Recalling the Oklahoma City bombing, a security analyst says, “We’re long overdue for a much greater attack from the far right,” (AP Photo/Rick Bowmer, File)

This week’s fatal shooting of three American-born Muslim college students by a middle-aged white man near the University of North Carolina has not been ruled a hate crime. Police say their preliminary investigation indicates that a dispute over a parking space sparked the violence, but the deaths were condemned by civil liberties groups and created allegations of anti-Muslim bias on Twitter.

“We certainly hope that the three victims in Chapel Hill were not the victims of Islamic-phobic violence, but it certainly seems possible,” Potok said. “And if not them, then I think sadly we can look forward to more of that violence.”

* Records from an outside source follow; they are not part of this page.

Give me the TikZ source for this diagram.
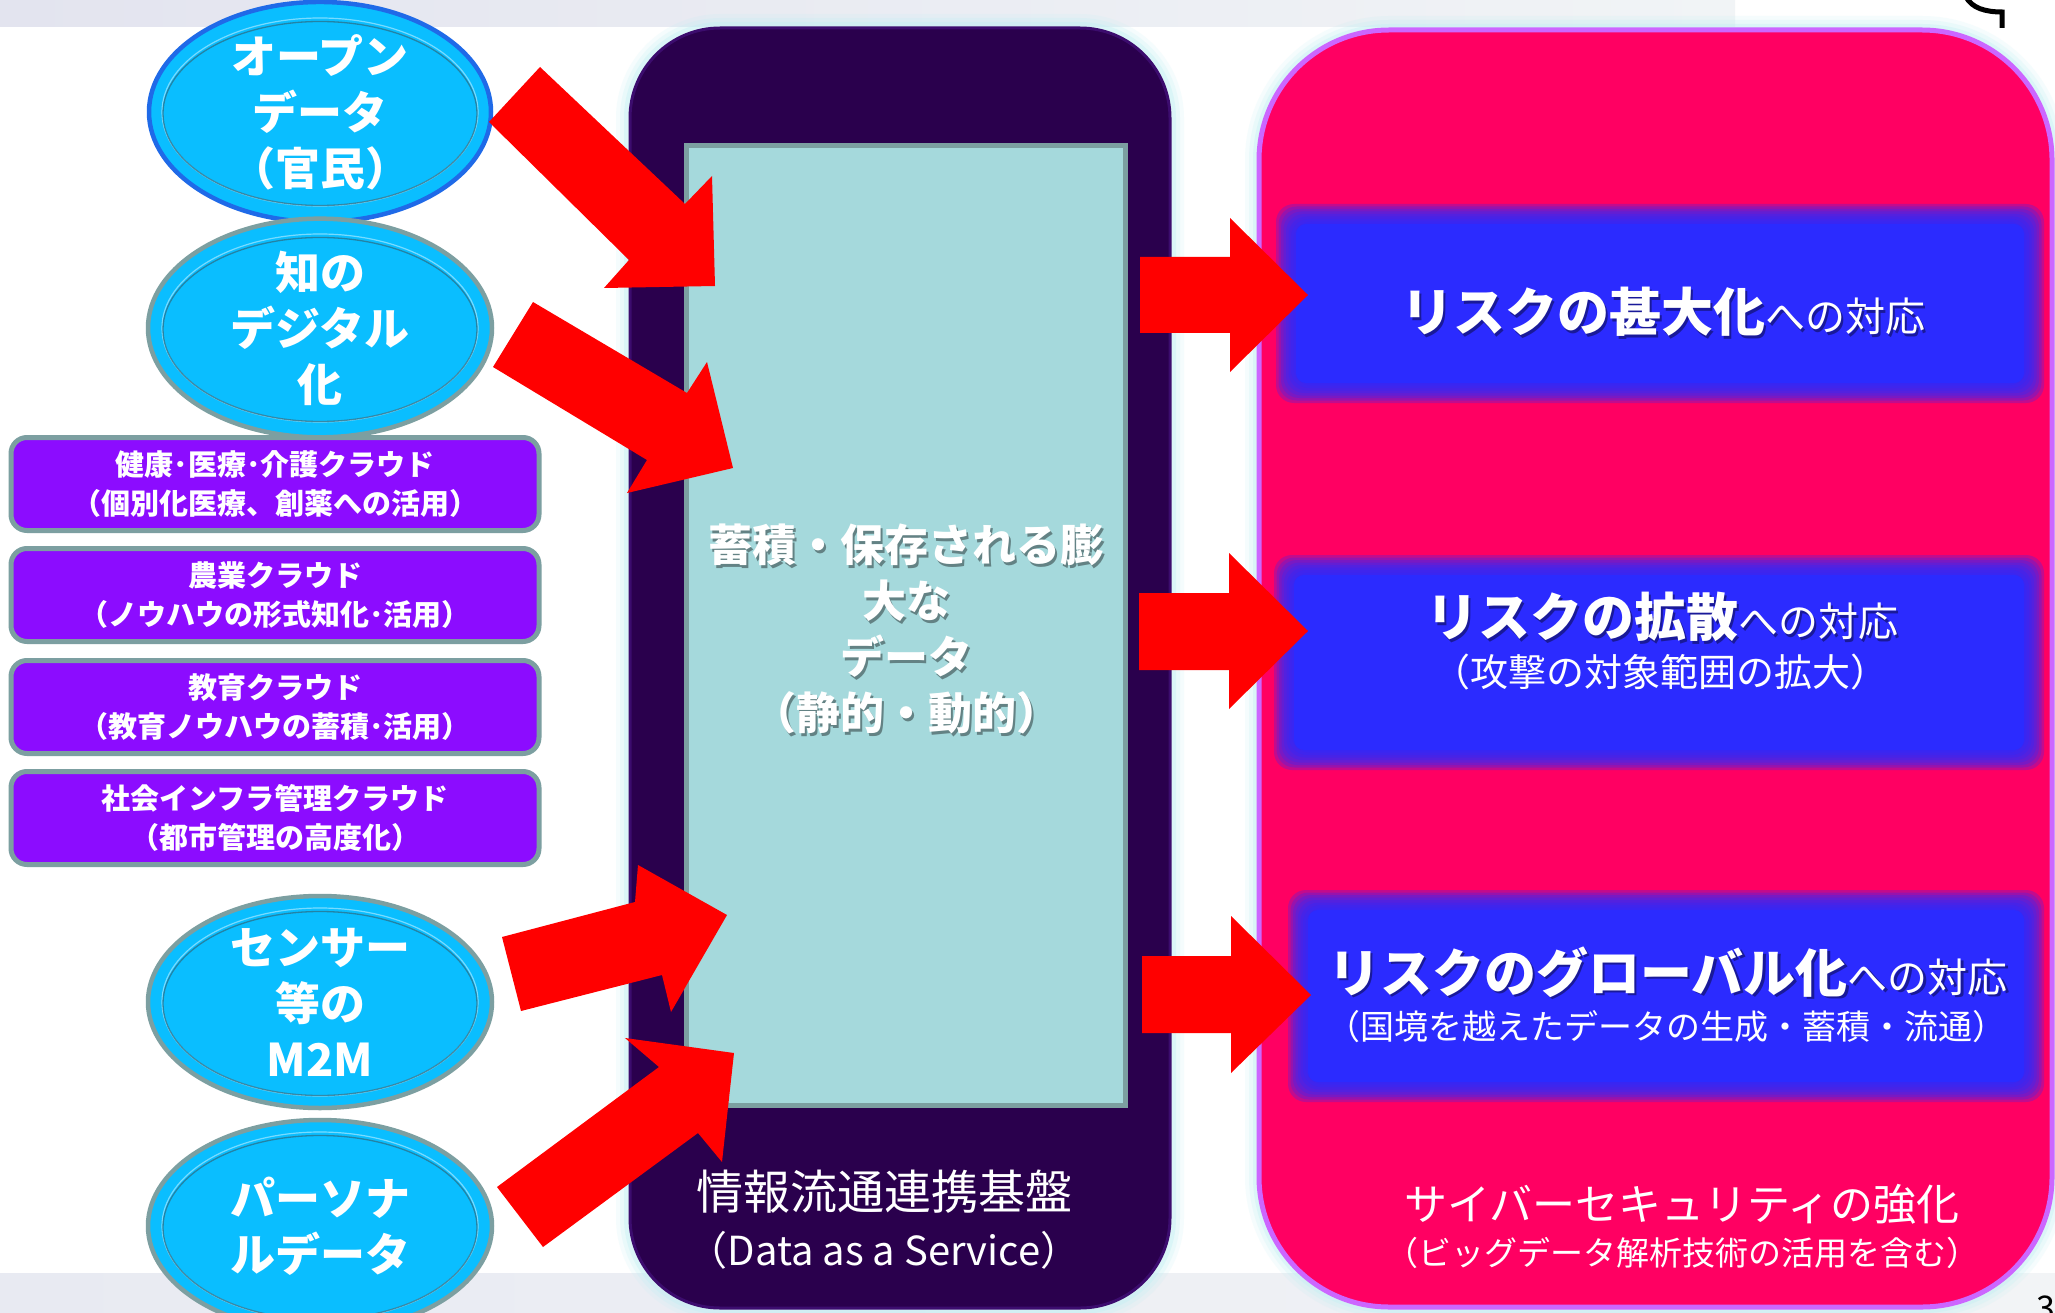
\documentclass[tikz,border=0pt]{standalone}
\usepackage{fontspec}
\setmainfont{Noto Sans CJK JP}
\usetikzlibrary{shapes.geometric}
\definecolor{bandL}{HTML}{E3E4EF}
\definecolor{bandR}{HTML}{F1F4F6}
\definecolor{bandB}{HTML}{E8EAF2}
\definecolor{bandBR}{HTML}{F2F4F6}
\definecolor{glowc}{HTML}{BFEFF3}
\definecolor{darkfill}{HTML}{2A004D}
\definecolor{darkline}{HTML}{3C0C6E}
\definecolor{innerfill}{HTML}{A5D9DC}
\definecolor{tealline}{HTML}{7C9FA1}
\definecolor{pinkfill}{HTML}{FF0062}
\definecolor{pinkline}{HTML}{CC66FF}
\definecolor{bluebox}{HTML}{2B2BFF}
\definecolor{arrowred}{HTML}{FF0000}
\definecolor{ellfill}{HTML}{0ABEFF}
\definecolor{ellblue}{HTML}{1F6AE8}
\definecolor{ringdark}{HTML}{2E6A80}
\definecolor{purplebox}{HTML}{8C0CFF}
\newcommand{\blurbox}[4]{%
  \foreach \k in {0,...,7}{%
    \fill[bluebox, fill opacity=0.28, rounded corners=18pt]
      ({#1+2.5*\k},{#2+2.5*\k}) rectangle ({#3-2.5*\k},{#4-2.5*\k});
  }%
  \fill[bluebox, rounded corners=10pt] ({#1+20},{#2+20}) rectangle ({#3-20},{#4-20});
}
\begin{document}
\begin{tikzpicture}[x=1pt,y=-1pt,
  ell/.style={ellipse, fill=ellfill, line width=4.5pt, draw=tealline, inner sep=0pt,
    text=white, align=center, font=\bfseries\fontsize{45}{56}\selectfont},
  ringin/.style={draw=ringdark, line width=1.3pt, opacity=0.7},
  ringhi/.style={draw=white, line width=1.2pt, opacity=0.45},
  pbox/.style={rectangle, rounded corners=16pt, fill=purplebox, draw=tealline, line width=5pt,
    minimum width=528pt, minimum height=93pt, text=white, align=center,
    font=\bfseries\fontsize{29}{39}\selectfont},
  redarr/.style={fill=arrowred},
  wtxt/.style={text=white, inner sep=0pt, align=center},
  shtxt/.style={text=black, opacity=0.4, inner sep=0pt, align=center}
]
\useasboundingbox (0,0) rectangle (2055,1313);
\fill[white] (0,0) rectangle (2055,1313);
% bands
\shade[left color=bandL, right color=bandR] (0,0) rectangle (1735,27);
\shade[left color=bandB, right color=bandBR] (0,1273) rectangle (2055,1313);

% glows
\foreach \w/\o in {28/0.15,20/0.22,12/0.35}{
  \draw[glowc, line width=\w pt, opacity=\o, rounded corners=90pt] (630,28) rectangle (1170,1308);
  \draw[glowc, line width=\w pt, opacity=\o, rounded corners=130pt] (1259,30) rectangle (2052,1307);
}

% dark platform box
\node[rectangle, rounded corners=90pt, fill=darkfill, draw=darkline, line width=3pt,
  minimum width=540pt, minimum height=1280pt, inner sep=0pt] (db) at (900,668) {};
\node[rectangle, fill=innerfill, draw=tealline, line width=5pt,
  minimum width=439pt, minimum height=959pt, inner sep=0pt] (ib) at (905.5,625.5) {};
\node[shtxt, font=\bfseries\fontsize{44}{56}\selectfont] (cs) at (908.5,631.5)
  {蓄積・保存される膨\\大な\\データ\\（静的・動的）};
\node[wtxt, font=\bfseries\fontsize{44}{56}\selectfont] (c) at (906,629)
  {蓄積・保存される膨\\大な\\データ\\（静的・動的）};
\node[wtxt, font=\fontsize{47}{56}\selectfont] (d1) at (884,1192) {情報流通連携基盤};
\node[wtxt, font=\fontsize{40}{46}\selectfont] (d2) at (884,1250) {（Data as a Service）};

% pink security box
\node[rectangle, rounded corners=130pt, fill=pinkfill, draw=pinkline, line width=5pt,
  minimum width=793pt, minimum height=1277pt, inner sep=0pt] (pb) at (1655.5,668.5) {};
\blurbox{1276}{204}{2044}{403}
\blurbox{1274}{555}{2044}{770}
\blurbox{1288}{890}{2044}{1102}

\node[shtxt, font=\bfseries\fontsize{52}{60}\selectfont] (r1s) at (1665.5,314.5)
  {リスクの甚大化{\mdseries\fontsize{40}{48}\selectfont への対応}};
\node[wtxt, font=\bfseries\fontsize{52}{60}\selectfont] (r1) at (1663,312)
  {リスクの甚大化{\mdseries\fontsize{40}{48}\selectfont への対応}};
\node[shtxt, font=\bfseries\fontsize{52}{60}\selectfont] (r2s) at (1664.5,619.5)
  {リスクの拡散{\mdseries\fontsize{40}{48}\selectfont への対応}};
\node[wtxt, font=\bfseries\fontsize{52}{60}\selectfont] (r2) at (1662,617)
  {リスクの拡散{\mdseries\fontsize{40}{48}\selectfont への対応}};
\node[wtxt, font=\fontsize{38}{46}\selectfont] (r2b) at (1660,672) {（攻撃の対象範囲の拡大）};
\node[shtxt, font=\bfseries\fontsize{52}{60}\selectfont] (r3s) at (1670.5,974.5)
  {リスクのグローバル化{\mdseries\fontsize{40}{48}\selectfont への対応}};
\node[wtxt, font=\bfseries\fontsize{52}{60}\selectfont] (r3) at (1668,972)
  {リスクのグローバル化{\mdseries\fontsize{40}{48}\selectfont への対応}};
\node[wtxt, font=\fontsize{34}{42}\selectfont] (r3b) at (1666,1027) {（国境を越えたデータの生成・蓄積・流通）};

\node[wtxt, font=\fontsize{43}{50}\selectfont] (p1) at (1682,1204) {サイバーセキュリティの強化};
\node[wtxt, font=\fontsize{33}{40}\selectfont] (p2) at (1682,1253) {（ビッグデータ解析技術の活用を含む）};

% ellipses
\node[ell, draw=ellblue, minimum width=342pt, minimum height=206pt] (e1) at (320,112) {オープン\\データ\\（官民）};
\node[ell, minimum width=344pt, minimum height=210pt] (e2) at (320,328) {知の\\デジタル\\化};
\node[ell, minimum width=344pt, minimum height=212pt] (e3) at (320,1002) {センサー\\等の\\M2M};
\node[ell, minimum width=344pt, minimum height=212pt] (e4) at (320,1226) {パーソナ\\ルデータ};
\foreach \e in {e1,e2,e3,e4}{
  \draw[ringhi] (\e.center) ellipse [x radius=158pt, y radius=94pt];
  \draw[ringin] ([yshift=-1.5pt]\e.center) ellipse [x radius=157pt, y radius=92pt];
}

% purple cloud boxes
\node[pbox] (b1) at (275,484) {健康･医療･介護クラウド\\（個別化医療、創薬への活用）};
\node[pbox] (b2) at (275,595) {農業クラウド\\（ノウハウの形式知化･活用）};
\node[pbox] (b3) at (275,707) {教育クラウド\\（教育ノウハウの蓄積･活用）};
\node[pbox] (b4) at (275,818) {社会インフラ管理クラウド\\（都市管理の高度化）};

% red block arrows into the data store
\fill[redarr] (540,67) -- (685,204) -- (712,176) -- (715,286) -- (604,288) -- (629,260) -- (489,122) -- cycle;
\fill[redarr] (533,302) -- (687,393) -- (707,362) -- (733,468) -- (627,493) -- (647,460) -- (493,367) -- cycle;
\fill[redarr] (521,1011) -- (502,937) -- (635,902) -- (638,865) -- (727,915) -- (671,1012) -- (662,975) -- cycle;
\fill[redarr] (497,1187) -- (659,1067) -- (625,1038) -- (734,1053) -- (722,1162) -- (698,1133) -- (543,1247) -- cycle;
% red block arrows to the risk boxes
\fill[redarr] (1140,257) -- (1230,257) -- (1230,218) -- (1308,295) -- (1230,372) -- (1230,333) -- (1140,333) -- cycle;
\fill[redarr] (1139,593) -- (1229,593) -- (1229,553) -- (1308,631) -- (1229,709) -- (1229,670) -- (1139,670) -- cycle;
\fill[redarr] (1142,956) -- (1231,956) -- (1231,916) -- (1311,995) -- (1231,1073) -- (1231,1033) -- (1142,1033) -- cycle;

% cut-off marks at the page corners
\draw[line width=5pt] (1966,-3) .. controls (1972,8) and (1985,12) .. (2002,12) -- (2002,28);
\node[text=black, inner sep=0pt, anchor=north, font=\fontsize{34}{34}\selectfont] (pg) at (2046,1296) {3};
\end{tikzpicture}
\end{document}
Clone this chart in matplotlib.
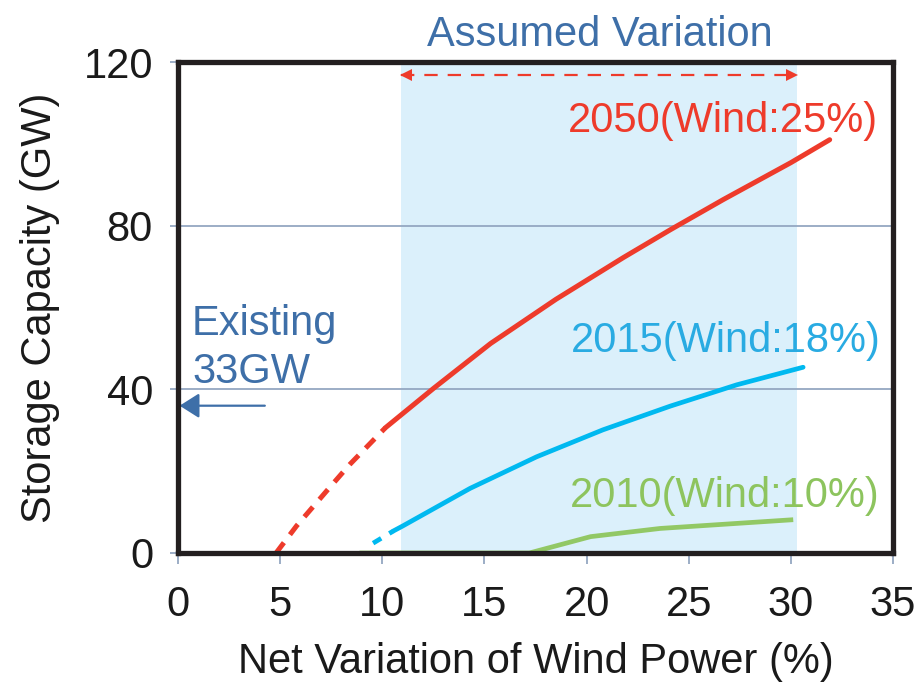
import matplotlib
matplotlib.use("Agg")
import matplotlib.pyplot as plt

plt.rcParams['font.family'] = ['Liberation Sans', 'DejaVu Sans']

# Data
red_dash_x = [4.8, 5.8, 7.3, 8.4, 10.15]
red_dash_y = [0, 6.6, 15.3, 21.6, 30.6]
red_x = [10.15, 12.5, 15.3, 18.5, 21.8, 24.1, 26.7, 30.0, 31.9]
red_y = [30.6, 40.2, 51.2, 62.0, 72.2, 79.0, 86.4, 95.4, 101.0]

cyan_dash_x = [9.55, 10.55]
cyan_dash_y = [2.4, 5.4]
cyan_x = [10.55, 11.0, 14.3, 17.55, 20.8, 24.1, 27.35, 30.6]
cyan_y = [5.4, 6.6, 15.8, 23.5, 30.1, 35.9, 41.1, 45.4]

green_x = [9.0, 17.2, 20.2, 23.6, 30.0]
green_y = [0, 0, 4.0, 6.0, 8.1]

xticks = [0, 5, 10, 15, 20, 25, 30, 35]
yticks = [0, 40, 80, 120]

shade_range = [10.9, 30.3]
existing_cap = 36.0

labels = ["2050(Wind:25%)", "2015(Wind:18%)", "2010(Wind:10%)"]

RED = '#EE3B2B'
CYAN = '#00B9F0'
GREEN = '#92C865'
BLUE = '#3E6FA8'
FS = 30

fig = plt.figure(figsize=(9.18, 6.86), dpi=100)
ax = fig.add_axes([178/918, 1-553/686, (893-178)/918, (553-62)/686])

ax.set_xlim(0, 35)
ax.set_ylim(0, 120)

ax.axvspan(shade_range[0], shade_range[1], color='#DBF0FB', zorder=0, lw=0)
for yv in [40, 80]:
    ax.axhline(yv, color='#94A7C2', lw=1.3, zorder=1)

ax.plot(red_dash_x, red_dash_y, color=RED, lw=3.6, dashes=(2.6, 2.0), zorder=3, solid_capstyle='butt')
ax.plot(red_x, red_y, color=RED, lw=3.6, zorder=3, solid_capstyle='round', solid_joinstyle='round')
ax.plot(cyan_dash_x, cyan_dash_y, color=CYAN, lw=3.4, dashes=(2.0, 2.0), zorder=3)
ax.plot(cyan_x, cyan_y, color=CYAN, lw=3.4, zorder=3, solid_capstyle='round', solid_joinstyle='round')
ax.plot(green_x, green_y, color=GREEN, lw=3.4, zorder=2, solid_joinstyle='round')

# Assumed variation arrow
ay = 116.8
ax.plot(shade_range, [ay, ay], color=RED, lw=1.6, dashes=(6, 4.5), zorder=4)
ax.plot([shade_range[0]+0.25], [ay], marker='<', color=RED, markersize=9, zorder=5, markeredgewidth=0)
ax.plot([shade_range[1]-0.25], [ay], marker='>', color=RED, markersize=9, zorder=5, markeredgewidth=0)

# Existing arrow
ax.annotate('', xy=(0.08, existing_cap), xytext=(4.25, existing_cap),
            arrowprops=dict(arrowstyle='-|>,head_length=0.6,head_width=0.38', color=BLUE, lw=1.6,
                            mutation_scale=20, shrinkA=0, shrinkB=0), zorder=5)
ax.text(0.69, 53.3, "Existing", color=BLUE, fontsize=FS, ha='left', va='baseline')
ax.text(0.69, 41.5, "33GW", color=BLUE, fontsize=FS, ha='left', va='baseline')

ax.text(20.65, 124.0, "Assumed Variation", color=BLUE, fontsize=FS, ha='center', va='baseline', clip_on=False)

ax.text(34.25, 103.0, labels[0], color=RED, fontsize=FS, ha='right', va='baseline')
ax.text(34.4, 49.1, labels[1], color='#29ABE2', fontsize=FS, ha='right', va='baseline')
ax.text(34.35, 11.2, labels[2], color='#8DC45E', fontsize=FS, ha='right', va='baseline')

for s in ax.spines.values():
    s.set_linewidth(3.8)
    s.set_color('#231F20')
    s.set_zorder(6)

ax.set_xticks(xticks)
ax.set_yticks(yticks)
ax.set_xticklabels([str(v) for v in xticks])
ax.set_yticklabels([str(v) for v in yticks])
ax.tick_params(axis='x', direction='out', length=8, width=1.3, color='#94A7C2', pad=15,
               labelsize=FS, labelcolor='#1A1A1A')
ax.tick_params(axis='y', direction='out', length=6, width=1.3, color='#94A7C2', pad=12,
               labelsize=FS, labelcolor='#1A1A1A')

ax.set_xlabel("Net Variation of Wind Power (%)", fontsize=FS, color='#1A1A1A', labelpad=12)
ax.set_ylabel("Storage Capacity (GW)", fontsize=FS, color='#1A1A1A', labelpad=17)

fig.savefig("out.png", dpi=100)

Asked if “ISIS a true indication of what Islam looks like when it controls a society,” about half of 1,000 U.S. Protestant pastors agreed, according to poll results released this week by LifeWay Research.

Those kinds of numbers are troubling to Potok, who worries that recent world events could motivate some extremists to act.

“Muslims in this country are clearly under fire, and it is very likely to get worse before it gets better,” he said.

Following the 1995 Oklahoma City bombing, the Department of Justice formed a task force dedicated to domestic terrorism. That committee disbanded not long after 9/11, but Holder announced last summer that the group was being revived.

“It had held no meetings, however, as of press time,” the SPLC writes in its report.

Before the Oklahoma City bombing, only four people were reportedly aware it was being planned. Daryl Johnson, the former security analyst who led the 2009 DHS study, warns that the trend in "lone wolf" extremism is ominous.

“We’re long overdue for a much greater attack from the far right,” Johnson told the SPLC.